Lesser übergibt als Führender

Doch die Besten, das sind eben die Norweger. Der entscheidende Schlussläufer Emil Hegle Svendsen sagte: "Ich war vor dem letzten Schießen wirklich nervös. Aber es lief dann schon okay." An der Spitze war früh schon der Zweikampf zwischen Norwegern und Deutschen im Gange. Anfangs geschah dies noch versteckt im Pulk, denn die wenig furchteinflößenden Slowaken, Kasachen, Amerikaner und eben Kanadier hielten ja auch noch eine Weile mit. Neben Frankreich verabschiedete sich dann auch Russland früh durch die Strafrunde von Jewgeni Garanitschew vom Medaillenrennen.

Bei den Deutschen hatte zunächst Lesser dank zweier sauberer und zügiger Serien als Führender übergeben. Benedikt Doll ließ sich wieder zurückfallen und klemmte sich an die Ski-Enden von Tarjei Bö, dem zweiten Norweger. Beide schossen jeweils zwei Fehler, beendeten ihren Einsatz auf gleicher Höhe, erst Arnd Peiffer büßte gegen Bös Bruder Johannes eine halbe Minute ein. Alles spitzte sich auf den Zweikampf zwischen Schempp und Svendsen zu.
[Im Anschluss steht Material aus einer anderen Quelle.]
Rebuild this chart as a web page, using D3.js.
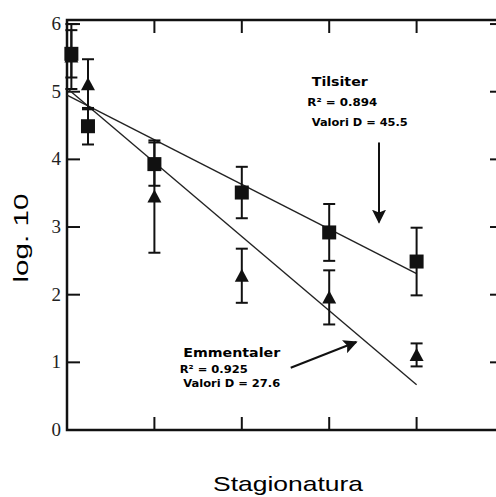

Svendsen nutzt eine einmalige Chance

Der 27-jährige Deutsche hatte sich Einiges zu beweisen, er war nach überragendem Saisonbeginn zur WM in ein Formloch geraten. Und der Norweger, 30, einst sogar besser als Fourcade, wollte sich noch mehr beweisen. Svendsen hatte ja in Führung liegend bei den Olympischen Spielen 2014 in Sotschi Gold verloren. Norwegen landete damals sogar jenseits der Medaillenränge. Svendsen, der einmal sagte "Mir geht's nicht um Biathlon, mir geht's um's Siegen", stürzte danach in eine sportliche Sinnkrise. Richtig in Form kam er seitdem nicht mehr. Die einmalige Chance, sich und den anderen wieder die alte Nerven- und Laufstärke zu beweisen, war nun bei der WM im eigenen Land.

Kurz nur geriet er ins Trudeln, zweimal musste er nachladen, aber den Zehn-Sekunden-Vorsprung gegen Schempp konnte er verbissen halten. Die Chance von Oslo hat Svendsen genutzt.